This morning the Business Cycle Dating Committee of the National Bureau of Economic Research (NBER) released its latest proclamation on the state of the U.S. economy: the recession isn’t over yet. That might sound gloomy, but keep in mind that NBER decision-making on recession end dates is perhaps the most lagging of all the lagging indicators.
Lots of economists think that the recession probably ended sometime last summer, but the NBER—which is the most official voice we have on such matters—is still mulling over the data, unwilling to commit to an end date. Here’s a snippet from the non-profit research organization’s statement:
Although most [economic] indicators have turned up, the committee decided that the determination of the trough date on the basis of current data would be premature. Many indicators are quite preliminary at this time and will be revised in coming months. The committee acts only on the basis of actual indicators and does not rely on forecasts in making its determination of the dates of peaks and troughs in economic activity.
The last time the NBER called an end to recession was July 2003. The determination was that the recession that had started in March 2001 had officially ended in November 2001. In other words, it took 20 months after the end of the recession to make the call. That time delay is fairly typical.
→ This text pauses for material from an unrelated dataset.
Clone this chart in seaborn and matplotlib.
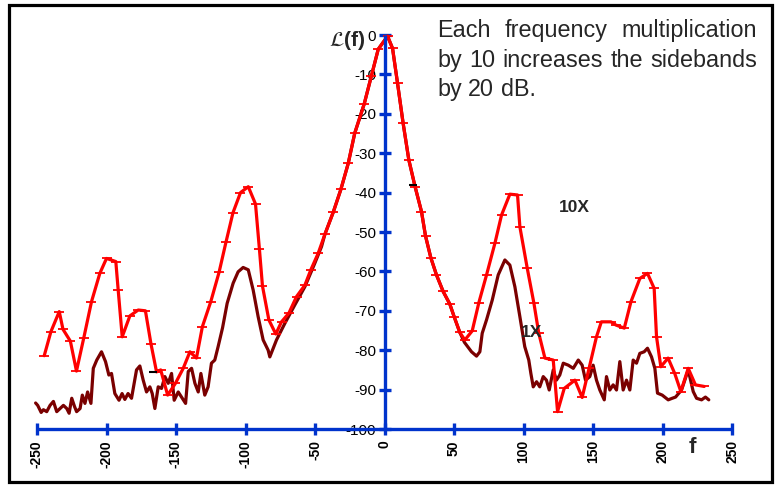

The recession that ended in March 1991 wasn’t called until December 1992, 21 months later.
There has been some rumination that the 8 economists charged with making the decision about when the recession ended aren’t making a call because they are worried about the economy again turning south—the much-feared “double dip.” While there is some evidence to believe that’s a concern, there’s a lot more evidence that it’s going to take much more than 9 or 10 months for the NBER to make a decision. This is an organization that likes to take the time to get things right.